I don't think the answer is to think about God a lot of the time, nor to direct our attention towards God.
To do so would be a mistake because God is our Father; and a good Father does not want his children to be thinking about him too much, nor to be addressing themselves to him too much.
Instead, a Father wants his children to live in a 'context' of true understanding and Good motivation.
I don't mean that God wants us to forget or ignore him; in the sense of behaving as if he did not exist. And certainly God wants us to acknowledge his identity; and that he is the Creator. That is what I mean by 'context'.
But ideally this state of knowing is not something at the forefront of our minds, not something we are explicitly doing; but something that is a solid basis for everything we do.
When a child is out in the world - at school, playing with friends - a good Father does not want his child to be thinking about him all or most of the time. The Father wants always to be 'remembered' but not to be uppermost in the child's mind.
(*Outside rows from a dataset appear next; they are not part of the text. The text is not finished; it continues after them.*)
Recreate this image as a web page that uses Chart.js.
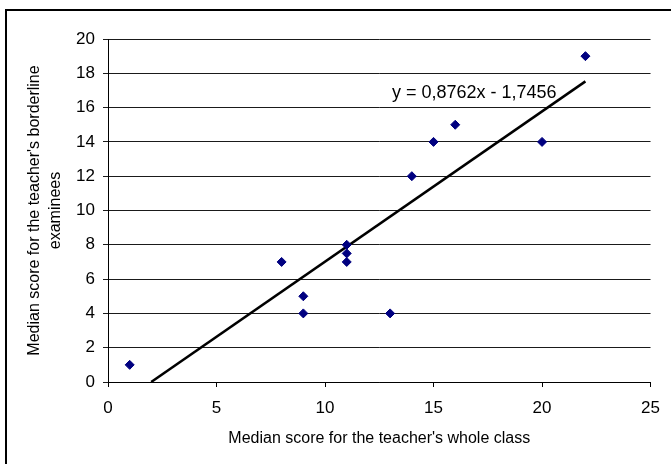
<!DOCTYPE html>
<html><head><meta charset="utf-8">
<script src="https://cdn.jsdelivr.net/npm/chart.js@4/dist/chart.umd.min.js"></script>
<style>html,body{margin:0;padding:0;background:#fff;overflow:hidden}canvas{display:block}</style>
</head><body>
<canvas id="c" width="671" height="464"></canvas>
<script>
// ---- data ----
const classMedian      = [1, 8, 9, 9, 11, 11, 11, 13, 14, 15, 16, 20, 22];
const borderlineMedian = [1, 7, 5, 4, 8, 7.5, 7, 4, 12, 14, 15, 14, 19];
const trendX = [1.99, 22];
const trendY = [0, 17.53];
const equationText = 'y = 0,8762x - 1,7456';
const xTickValues = [0, 5, 10, 15, 20, 25];
const yTickValues = [0, 2, 4, 6, 8, 10, 12, 14, 16, 18, 20];
const xTitle = "Median score for the teacher's whole class";
const yTitle = ["Median score for the teacher's borderline", "examinees"];

const FONT = "'Liberation Sans', Arial, sans-serif";

const points = classMedian.map((x, i) => ({ x, y: borderlineMedian[i] }));
const trend = trendX.map((x, i) => ({ x, y: trendY[i] }));

const frame = {
  id: 'frame',
  beforeDraw(chart) {
    const ctx = chart.ctx;
    ctx.save();
    ctx.fillStyle = '#fff';
    ctx.fillRect(0, 0, chart.width, chart.height);
    ctx.strokeStyle = '#000';
    ctx.lineWidth = 2;
    ctx.beginPath();
    ctx.moveTo(6, chart.height + 2);
    ctx.lineTo(6, 10);
    ctx.lineTo(chart.width + 2, 10);
    ctx.stroke();
    ctx.restore();
  }
};

const equation = {
  id: 'equation',
  afterDatasetsDraw(chart) {
    const ctx = chart.ctx;
    ctx.save();
    ctx.fillStyle = '#000';
    ctx.font = '18px ' + FONT;
    ctx.textAlign = 'left';
    ctx.textBaseline = 'middle';
    ctx.fillText(equationText, 392, 93);
    ctx.restore();
  }
};

new Chart(document.getElementById('c'), {
  type: 'scatter',
  data: {
    datasets: [
      {
        data: points,
        pointStyle: 'rectRot',
        pointRadius: 4.5,
        pointBorderWidth: 1,
        backgroundColor: '#000080',
        borderColor: '#000080',
        showLine: false,
        order: 1
      },
      {
        data: trend,
        showLine: true,
        pointRadius: 0,
        borderColor: '#000',
        borderWidth: 2.5,
        fill: false,
        order: 2
      }
    ]
  },
  options: {
    responsive: false,
    animation: false,
    devicePixelRatio: 1,
    layout: { padding: { left: 0, top: 39, right: 19, bottom: 12 } },
    plugins: { legend: { display: false }, tooltip: { enabled: false } },
    scales: {
      x: {
        type: 'linear',
        min: 0, max: 25,
        afterBuildTicks: s => { s.ticks = xTickValues.map(v => ({ value: v })); },
        afterFit: s => { s.height = 70; },
        ticks: { color: '#000', font: { family: FONT, size: 17 }, padding: 11, maxRotation: 0 },
        grid: { drawOnChartArea: false, drawTicks: true, tickLength: 5, color: '#000', lineWidth: 1 },
        border: { display: true, color: '#000', width: 1 },
        title: { display: true, text: xTitle, color: '#000', font: { family: FONT, size: 16 }, padding: { top: 0, bottom: 4 } }
      },
      y: {
        type: 'linear',
        min: 0, max: 20,
        afterBuildTicks: s => { s.ticks = yTickValues.map(v => ({ value: v })); },
        afterFit: s => { s.width = 108; },
        ticks: { color: '#000', font: { family: FONT, size: 17 }, padding: 8 },
        grid: { drawTicks: true, tickLength: 5, color: '#1a1a1a', lineWidth: 1 },
        border: { display: true, color: '#000', width: 1 },
        title: { display: true, text: yTitle, color: '#000', font: { family: FONT, size: 16, lineHeight: 1.3 }, padding: { top: 24, bottom: 0 } }
      }
    }
  },
  plugins: [frame, equation]
});
</script>
</body></html>
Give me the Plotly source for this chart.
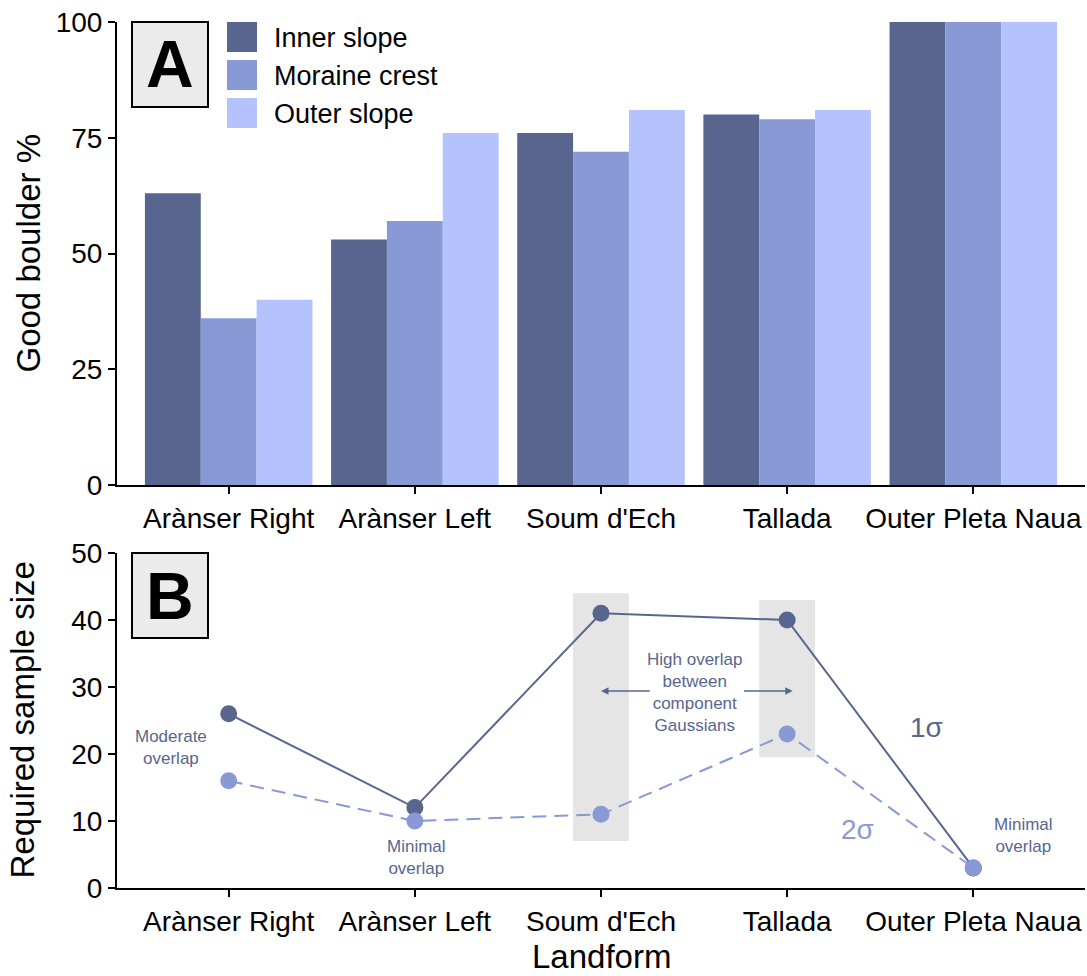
import plotly.graph_objects as go

landforms = ["Arànser Right", "Arànser Left", "Soum d'Ech", "Tallada", "Outer Pleta Naua"]
series_names = ["Inner slope", "Moraine crest", "Outer slope"]
series_colors = ["#58668F", "#8899D6", "#B4C3FE"]
inner_slope = [63, 53, 76, 80, 100]
moraine_crest = [36, 57, 72, 79, 100]
outer_slope = [40, 76, 81, 81, 100]
bar_values = [inner_slope, moraine_crest, outer_slope]

sigma1 = [26, 12, 41, 40, 3]
sigma2 = [16, 10, 11, 23, 3]
sigma1_color = "#58668F"
sigma2_color = "#8899D6"

# grey highlight bands (category, y-low, y-high)
bands = [("Soum d'Ech", 7, 44), ("Tallada", 19.5, 43)]

FONT = "Liberation Sans, Arial, sans-serif"
W, H = 1087, 976
ML, MR, MT, MB = 117, 2, 22, 88
PW, PH = W - ML - MR, H - MT - MB
# panel pixel positions (from top)
A_top, A_bot = 22, 485
B_top, B_bot = 553, 888
def pdom(top, bot):
    return [(H - MB - bot) / PH, (H - MB - top) / PH]

fig = go.Figure()

for name, vals, col in zip(series_names, bar_values, series_colors):
    fig.add_trace(go.Bar(x=landforms, y=vals, name=name, marker=dict(color=col, line=dict(width=0)),
                         showlegend=False, xaxis="x", yaxis="y"))

fig.add_trace(go.Scatter(x=landforms, y=sigma1, mode="lines+markers", name="1σ",
                         line=dict(color=sigma1_color, width=2),
                         marker=dict(color=sigma1_color, size=17),
                         showlegend=False, xaxis="x2", yaxis="y2"))
fig.add_trace(go.Scatter(x=landforms, y=sigma2, mode="lines+markers", name="2σ",
                         line=dict(color=sigma2_color, width=2, dash="14px,8px"),
                         marker=dict(color=sigma2_color, size=17),
                         showlegend=False, xaxis="x2", yaxis="y2"))

shapes = []
annotations = []

# grey bands
for cat, ylo, yhi in bands:
    i = landforms.index(cat)
    shapes.append(dict(type="rect", xref="x2", yref="y2", x0=i - 0.15, x1=i + 0.15, y0=ylo, y1=yhi,
                       fillcolor="#E5E5E5", line=dict(width=0), layer="below"))

# panel label boxes
box_w, box_h = 76, 85
for lab, xr, yr, ptop, pbot in [("A", "x", "y", A_top, A_bot), ("B", "x2", "y2", B_top, B_bot)]:
    ph = pbot - ptop
    x0 = 15 / PW
    x1 = (15 + box_w) / PW
    y1 = 1
    y0 = 1 - box_h / ph
    shapes.append(dict(type="rect", xref=xr + " domain", yref=yr + " domain", x0=x0, x1=x1, y0=y0, y1=y1,
                       fillcolor="#EBEBEB", line=dict(color="black", width=2)))
    annotations.append(dict(text="<b>%s</b>" % lab, xref=xr + " domain", yref=yr + " domain",
                            x=(x0 + x1) / 2, y=(y0 + y1) / 2, xanchor="center", yanchor="middle",
                            showarrow=False, font=dict(family=FONT, size=66, color="black")))

# custom legend for panel A
phA = A_bot - A_top
for k, (name, col) in enumerate(zip(series_names, series_colors)):
    top = 38 * k
    shapes.append(dict(type="rect", xref="x domain", yref="y domain",
                       x0=110 / PW, x1=140 / PW, y0=1 - (top + 30) / phA, y1=1 - top / phA,
                       fillcolor=col, line=dict(width=0)))
    annotations.append(dict(text=name, xref="x domain", yref="y domain", x=155 / PW,
                            y=1 - (top + 16) / phA, xanchor="left", yanchor="middle", showarrow=False,
                            font=dict(family=FONT, size=27, color="black")))

# panel B annotations
txt_col = "#58668F"
annotations += [
    dict(text="High overlap<br>between<br>component<br>Gaussians", x=2.5, y=29.2, xref="x2", yref="y2",
         showarrow=False, font=dict(family=FONT, size=17, color=txt_col), align="center"),
    dict(text="Moderate<br>overlap", x=-0.31, y=20.9, xref="x2", yref="y2",
         showarrow=False, font=dict(family=FONT, size=17, color=txt_col), align="center"),
    dict(text="Minimal<br>overlap", x=1.01, y=4.6, xref="x2", yref="y2",
         showarrow=False, font=dict(family=FONT, size=17, color=txt_col), align="center"),
    dict(text="Minimal<br>overlap", x=4.27, y=7.8, xref="x2", yref="y2",
         showarrow=False, font=dict(family=FONT, size=17, color=txt_col), align="center"),
    dict(text="1σ", x=3.75, y=24, xref="x2", yref="y2",
         showarrow=False, font=dict(family=FONT, size=28, color=sigma1_color)),
    dict(text="2σ", x=3.38, y=8.7, xref="x2", yref="y2",
         showarrow=False, font=dict(family=FONT, size=28, color=sigma2_color)),
    dict(text="", x=2.0, y=29.4, ax=2.27, ay=29.4, xref="x2", yref="y2", axref="x2", ayref="y2",
         showarrow=True, arrowhead=2, arrowsize=1, arrowwidth=1.5, arrowcolor=txt_col),
    dict(text="", x=3.03, y=29.4, ax=2.76, ay=29.4, xref="x2", yref="y2", axref="x2", ayref="y2",
         showarrow=True, arrowhead=2, arrowsize=1, arrowwidth=1.5, arrowcolor=txt_col),
]

# axis titles
annotations += [
    dict(text="Good boulder %", xref="paper", yref="y domain", x=(28 - ML) / PW, y=0.5, textangle=-90,
         xanchor="center", yanchor="middle", showarrow=False, font=dict(family=FONT, size=33, color="black")),
    dict(text="Required sample size", xref="paper", yref="y2 domain", x=(22 - ML) / PW, y=0.5, textangle=-90,
         xanchor="center", yanchor="middle", showarrow=False, font=dict(family=FONT, size=33, color="black")),
    dict(text="Landform", xref="x2 domain", yref="paper", x=0.5, y=(H - MB - 957) / PH,
         xanchor="center", yanchor="middle", showarrow=False, font=dict(family=FONT, size=33, color="black")),
]

axis_common = dict(showline=True, linecolor="black", linewidth=2, ticks="outside", ticklen=7,
                   tickwidth=2, tickcolor="black", showgrid=False, zeroline=False,
                   tickfont=dict(family=FONT, size=28, color="black"))

fig.update_layout(
    width=W, height=H, margin=dict(l=ML, r=MR, t=MT, b=MB, autoexpand=False),
    paper_bgcolor="white", plot_bgcolor="white",
    barmode="group", bargap=0.1, bargroupgap=0,
    showlegend=False,
    xaxis=dict(domain=[0, 1], anchor="y", type="category", categoryorder="array", categoryarray=landforms,
               range=[-0.6, 4.6], **axis_common),
    yaxis=dict(domain=pdom(A_top, A_bot), anchor="x", range=[0, 100], tickvals=[0, 25, 50, 75, 100],
               **axis_common),
    xaxis2=dict(domain=[0, 1], anchor="y2", type="category", categoryorder="array", categoryarray=landforms,
                range=[-0.6, 4.6], **axis_common),
    yaxis2=dict(domain=pdom(B_top, B_bot), anchor="x2", range=[0, 50], tickvals=[0, 10, 20, 30, 40, 50],
                **axis_common),
    shapes=shapes, annotations=annotations,
    font=dict(family=FONT, color="black"),
)

fig.write_html("out.html", config={"displayModeBar": False},
               post_script="document.body.style.margin='0px';document.body.style.overflow='hidden';")
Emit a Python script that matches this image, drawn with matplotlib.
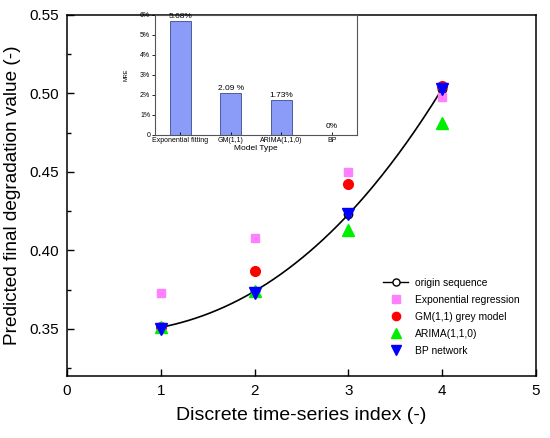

Ideally, the Father hopes his child will be engaged by what he is doing; learning from his experiences, growing and developing as a Christian individual.
The reason I mention this is that sometimes Christians have had what I regard as wrong ideas about our ideal relation to God; wrong ideas of what we should be aiming at. I regard it as an error to suppose that God would want us to be praying all of the time, or engaging in liturgy and Christian ritual all of the time, or reading scripture all of the time.
These are activities that I think God intends to be a means to an end - and when not effective, then not done. We probably need reminding of God's reality, and we want to meet and engage with God - analogously to a child coming home at the end of the day and talking with his parents; or starting the day at home engaged with the family.
But there is a qualitative difference between the family as a solid basis, and the family as the primary topic of conversation, and the dominant theme of thinking.
In a nutshell - I can express this in terms of the two ultimate purposes of life being Love and Creation. Love is the primary thing for Christians - but does not tell us what we 'do with it'. What we are supposed to do with Love is Creation.
Love fits us to participate with God in the work of Creation.
The family (broadly conceived to include marriage, lineage and those rare strong true-friendships) is the locus of Love and our solid base that enables us to create in ways that are in harmony and aligned by purpose.
Without Love there is not creation - because there is not harmony and alignment. It is impossible to exaggerate the importance of Love.
BUT Love is not the subject matter of creation - it is the ground of creation.
4 comments:
Unfortunately, I think you are carrying the Father/children analogy too far.
Human father sure does not want his children to think of him all day; but that is because human father is not the greatest 'thing' in the whole existence.
On the contrary, God IS the greatest 'thing' in existence; and so it makes sense you should think of Him. What else should you focus on? Everything is small and futile compare to God.
Moreover, on more 'practical' grounds: Everything except God will once be taken from you; so if you focus on anything else, you are in for a rude awakening when that happens.
Lao'C
Agree, this is my position as well. Actually by talking about God too much, one tends to trivialise him. God is something to be held sacred, and sometimes perhaps not to be talked about. Because the more humans talk, the more we tend to twist things. The privacy between oneself and God more important than public proclamations. The reason we need organised religion is because we are far away from Him and need to reach back by paying homage. But the more godlike we become as individuals, the more we see through his eyes, and the holy spirit simply becomes an integral part of our being. So in a sense, we need to forget to remember. Atheism is sort of a fake version of that, pretending to be self-reliant, but fundamentally opposed against and allergic to God. And perhaps some of our co-religionists areally equally culpable of turning God into a "hobby", "fixation" or a "social club". Not sure God is fond of either. Belief can be inhibiting to spirituality if one never learns to fly.
I agree completely. Love makes sense only as a background assumption, not as The Purpose of Life. The same is true of virtue. It may be true in a sense that being fair and honest is the most important thing in business, but fairness and honesty can't be your business. In the same way, "All you need is love" is really only a form of nihilism, which I suppose is why the Christian focus on love has always rubbed me the wrong way.
@William.
Which raises the question of why the current state of confusion is allowed to persist - especially considering the inversion-levels of corruption of the word Love in the mainstream media for the ast half century.
My inclination is to balme classical monoethistic abstract 'omni'-deity Christian metaphysics - with its tendency to regard the ultimate reality of Love in terms of a static Nirvana bliss. Christians often try to believe in 'static love' - a state of being, where nothing happens. This seems to be entailed by the requirement for 'perfection' (so that any change implies imperfection).
If Christianity had fully absorbed the implication of the incarnation-death-resurrection-ascension of Time being real, sequential, linear - then this metaphysics could not have stood.
If Heaven is understood as a place of doing, if creation is seen as ongoing and open-ended, if people understand eternal life in terms of resurrected persons in relationships... we get to a different concept of the nature of Love.